Notice how this short and clipped sentence is actually a sentence fragment. Conrad mimics natural human speech, as verbal communication is often less formal than written communication. Heart of Darkness is regarded as a precursor to literary modernism, a movement known for its similar stylistic features that represent reality differently than in past literary traditions. Conrad continues this naturalistic style of writing through the paragraph.

"(I heard the men..."   (Chapter 1)

Conrad’s use of parentheses, as well as dashes in the previous paragraph, are more indicators of his somewhat stream-of-consciousness writing style. Take note of what kind of information is presented in these sorts of asides, as the punctuation is indicative of what is important to Marlow and what is not. The deaths of men are delivered as extra, unnecessary information, suggesting that Europeans were not concerned with the implications of colonization on even their own people.

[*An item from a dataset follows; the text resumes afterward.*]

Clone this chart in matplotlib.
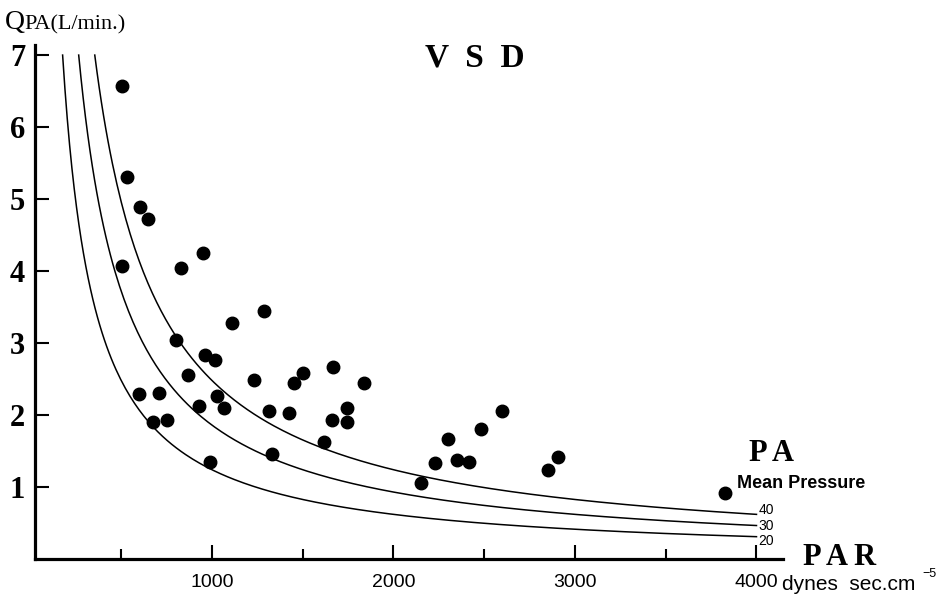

"slipped through one of these cracks..."   (Chapter 1)

To “slip through the cracks” is an idiom that means to pass through unnoticed, perhaps wrongfully so. Conrad plays with this, suggesting that Marlow should not have been hired as a captain. However, “cracks” connotes a sense of disintegration. Conrad may be commenting on how European imperialism was founded on inhumane premises, that despite all its elaborate decoration, there are “cracks” in its reasoning.

"a kind of light..."   (Chapter 1)

While Heart of Darkness predates Modernism, Conrad’s literary style influenced many Modernist writers. This paragraph marks the beginning of Marlow’s backstory, and the narrator quotes his entire monologue. This produces a stream-of-consciousness effect, as if the reader has direct access to Marlow’s mind. It is enhanced by the repetition of the phrase “a kind of light.” It suggests this story hasn’t been perfectly formed, but rather that the narrative is moving at the same pace as Marlow’s memory. This style can be seen in Modern novels such as Virginia Woolf’s Mrs. Dalloway and James Joyce’s Ulysses.

"—just like Kurtz—..."   (Chapter 2)

Kurtz has so much power over Marlow’s thoughts that he injects himself into the narrative at a point when he isn’t even relevant. Marlow’s speech is interrupted by Kurtz, as emphasized by the em dashes (—) in this selection.

"My Intended, my ivory, my station, my river, my—..."   (Chapter 2)

Notice Kurtz’s repetition of the word “my.” It reflects his intense greed and gluttony, as well as his large, subsuming presence. Kurtz is sometimes considered the eponymous “Heart of Darkness” because his greed is representative of European colonial greed in general. Kurtz’s personal connection to his work, however, distances him from the other Europeans so that his malevolence is more ambiguous.

"the form of apathy . . ...."   (Chapter 2)

Conrad suggests that people don’t act on “great human passion” such as “extreme grief,” and that this passivity is no better than violence. Perhaps those who are silent about the corruption of colonialism are at just as much fault as those performing the act. Also note how the form of this sentence matches its content. Marlow discusses apathy and then trails off with ellipses, too apathetic to finish his thought.